If I cut someone out of my life, it’s because something happened that made me skittish around them, and I no longer feel comfortable around them like I once did. It’s not a conscious effort to remove them from my life, but more like keeping them at a physical and emotional distance until I can handle being around them again. Usually this takes some time but is temporary, but on rare occasions it’s permanent.

When what they did doesn’t qualify as a mistake but as a very deliberate sign of disrespect. For example, I’ve known a couple different people who were alright one on one, but the minute they were with their buddies I was the butt of their jokes, assuming I was acknowledged at all. Each time that happened, I dropped that person like a bad habit. They knew what they were doing, and didn’t want to change.


#22

How many chances do you give someone?

this is flavored by my naturally forgiving nature and the fact that as a 6th grade science teacher i’m used to dealing with people with limited filters and limited pattern recognition skills. having said that, around 100 chances.

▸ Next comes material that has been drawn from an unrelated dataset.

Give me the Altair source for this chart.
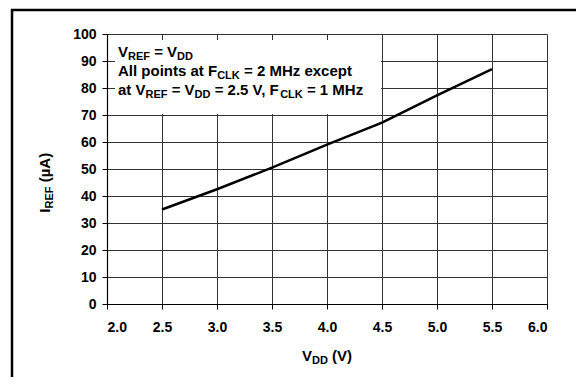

What makes you break that rule?

behavior that goes above and beyond the call of poor impulse control and veers into the territory of calculated and deliberate acts of cruelty, meanness, entrapment, or exploitation especially of those with less power, intelligence, or ability to discern that they are being played or the excusing of such behavior by significant others of those who behave in such a way when i know they really DO know better. i’ve dropped a friend from high school days who staunchly defended her husband who was either a sociopath or a borderline personality who found his greatest enjoyment from making his subordinates at work miserable and bragged about it laughingly as though descriptions of cruelty were worthy of a good horselaugh.